New Years Bridge Mill
In 1785 several freeholders in Friarmere, concerned with the enclosure of land at Oxhey, granted permission to James Milns of Wood, to erect a mill “and to place therein a scribbling engine and teasing mill, or other mechanisms or engines for manufacturing sheep’s wool and woollen cloth”, in an area of unimproved land on Oxhey 12yds x 7yds. There was also liberty to make a dam not exceeding 40yds x 40yds near Denshaw water.
The mill was constructed in 1786, for a Deed dated 31st October recorded a mortgage by James Milns (or Mills) “of a new erection….. part of which is converted into a dwelling house, and in the other part thereof are put and set up two machines for the scribbling of wool , called scribbling engines, and one other engine for the teazing of wool commonly called a teazing mill, otherwise a Willey for the teazing of wool….”
New Years Bridge Mill was built on Denshaw Brook, on one of the old tracks between Castleshaw and Rochdale via Denshaw. It was the highest mill on the river Tame.

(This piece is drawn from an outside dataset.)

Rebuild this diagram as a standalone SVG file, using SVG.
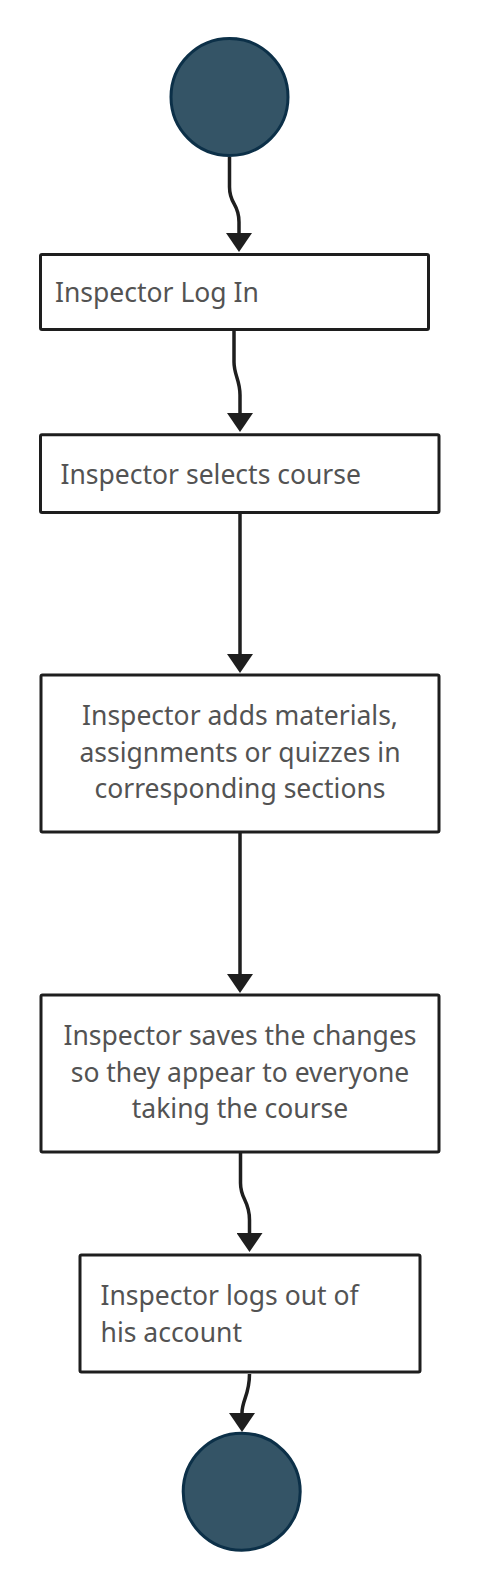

James Mills the builder also owned the nearby Longroyd Mill and other mills in the Castleshaw valley, and was a manufacturer and merchant of some substance. Whilst he continued to work the mill he was apparently in some financial difficulty, because in 1803 he was forced to mortgage various estates including New Years Bridge to Pryce Deschamps & Co, drysalters of Manchester. A Deed of that year refers to the sum of £4050. By this time James Mills was bankrupt and the sale of his estates was advertised in the Manchester Mercury in October 1804. Besides other mills these included New Years Bridge Mill, with one water wheel, a willow, two large scribblers, one carding engine and a slubbing billy.
In 1812 however James Mills was still at the mill, but occupying only one third of the premises. The rest was in the occupation of Abraham Whitehead,yet the mill was still a very tiny concern. In that year the mill came into the ownership of Joseph Shaw, a shopkeeper from Delph.
By 1821 Robert Byrom & Son were in occupation both here and at Longroyd Mill. By 1824 it appears that the mill was probably untenanted, as the Manchester Mercury claimed that “a mill on Denshaw Brook, which was a woollen mill with a 23ft fall, and with a powerful water wheel that was almost new”, was empty.
A Deed of 1827 described the mill as being used for scribbling and carding, but the occupier at this period is uncertain. By 1830 however the mill was occupied by Abraham Gartside described in Directories as a wool manufacturer, though he probably utilised the mill for preparatory processes because Pigot’s Directory of 1838 described him as a woollen yarn manufacturer. At this time the mill was utilising a fall of 26ft with a wheel generating 8 h.p..and according to the Reservoir Bill, the rent was £72/10/0.
The 1890 Map shows the approximate site of the mill under the new reservoir. Longroyd Mill downstream was disused.
Around 1843 William Kenworthy became the occupier of the mill. In 1847 the building was up for sale following the death of Joseph Shaw in 1842, and an advertisement in the Manchester Guardian on May 29th describes the mill as “ being 12yds square, 4 storeys high plus attic, and there was also a dyehouse and woodstore. The water wheel had a diameter of 30ft and was 5ft broad, and the whole was in the occupation of William Kenworthy.” The mill must therefore have been rebuilt and enlarged between 1830 and 1840.
By the early 1850s the mill was being worked along with the nearby Longroyd Mill, by Whitehead and Shaw, wool manufacturers and in 1854 it came into the ownership of
Butterworths of Denshaw Vale Print Mill. Kell’s 1861 Directory describes the mill as being worked by Edmund Butterworth & Sons as a carding mill, but by 1866 White’s Directory lists Butterworth & Heginbottom as occupiers carding wool and manufacturing shawl. The wheel was still the same but was now supplemented by a 12 h.p. condensing steam engine. The mill was probably a carding and spinning mill at this time.
Butterworth and Heginbottom continued here until 1873. At this time William Heginbottom left to go to Spring Mill in Uppermill, and plans were afoot to use this part of the valley for reservoir construction. With that end in mind Butterworths of Denshaw Vale sold the mill, including steam engine, scribbling and carding engines, billies and mules, to Oldham Corporation.
The mill was tenanted for a short period of time by N. Brierley, wool carder and spinner, according to Worrall’s 1875 Directory, but on construction of the reservoir the mill and nearby messuage were submerged under the rising waters.
The mill is under the reservoir at about the position of the inspection tower near the dam wall. The main turnpike road as was, had to be contoured around the reservoir, as can be seen, a little higher up the hillside.